重要な法律行為を行う場合:被保佐人が、不動産の売買・保証・遺産分割などを行う場合、保佐人の同意が必要である。日常生活に関する行為を除く。
同意を与えてよいのに保佐人が同意を与えない場合、被保佐人は、保佐人の同意に代わる許可を、家庭裁判所に請求できる。
重要な法律行為を、同意・許可なく被保佐人が行った場合は、取り消すことができる。
取消権は、被保佐人本人や保佐人などがもつ。
 
(5)被補助人の法律行為
被補助人:精神上の障害によって、事理弁識能力が不十分な者。
本人・配偶者・4親等内の親族などの請求に基づいて、家庭裁判所が、補助開始の審判を行う。補助人が保護(補助)をする。
補助開始の審判は、本人の請求または同意が必要。

補助開始の審判を行う場合には、次の審判も行わなければならない。
この審判にも、被補助人本人の請求または同意が必要。
(1)特定の行為(民法13条)の一部について、補助人に同意権を付与する審判
(2)被補助人の特定の法律行為について、補助人に代理権を付与する審判
同意を与えてよいのに補助人が同意を与えない場合、被補助人は、補助人の同意に代わる許可を、家庭裁判所に請求できる。
補助人の同意を要する法律行為を、同意・許可なく被補助人が行った場合は、取り消すことができる。
取消権は、被補助人本人や補助人などがもつ。
 
(6)相手方の催告権
制限行為能力者と法律行為をした相手方は、催告権がある。←不安定な地位を解消するため
催告:法定代理人・保佐人・補助人に対して、追認するかどうかを、1か月以上の期間内に回答するように、催告する。
行為能力の制限がなくなった後には、制限行為能力者であった本人に対しても、催告できる。
期間内に回答がない場合:追認したものとみなされる。
同意が必要な行為の場合:期間内に回答がなければ、取り消したものとみなされる。
被保佐人・被補助人への催告:相手方は、被保佐人、または補助人の同意が必要な被補助人に対して、1か月以上の期間内に、保佐人または補助人の追認を得るように催告ができる。

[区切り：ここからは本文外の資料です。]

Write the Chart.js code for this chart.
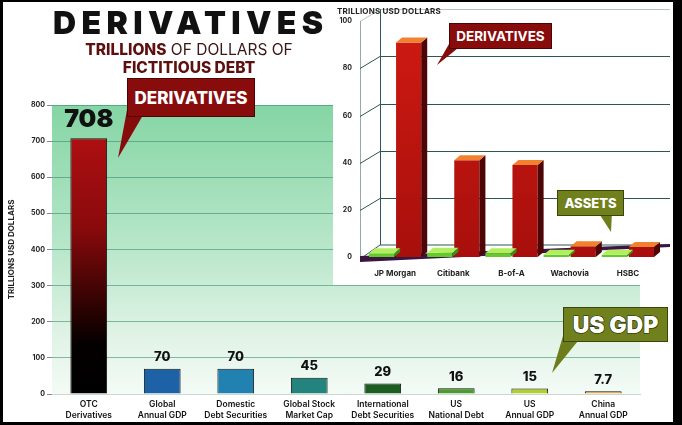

期間内に、追認を得た通知がない場合:行為を取り消したものとみなされる。
 
(7)詐術
詐術:制限行為能力者が相手方に対し、自己の判断能力に問題がないとしたり、法定代理人などの同意権者の同意を得ているとしたりした場合。
詐術を用いた場合には、その行為を取り消すことはできない。
黙秘:自己の行為能力の制限を黙っているにすぎない場合は、詐術に当たらない。しかし、「他の言動とあいまって能力者であると誤信させ、または誤信を強めた場合」には、詐術に当たる。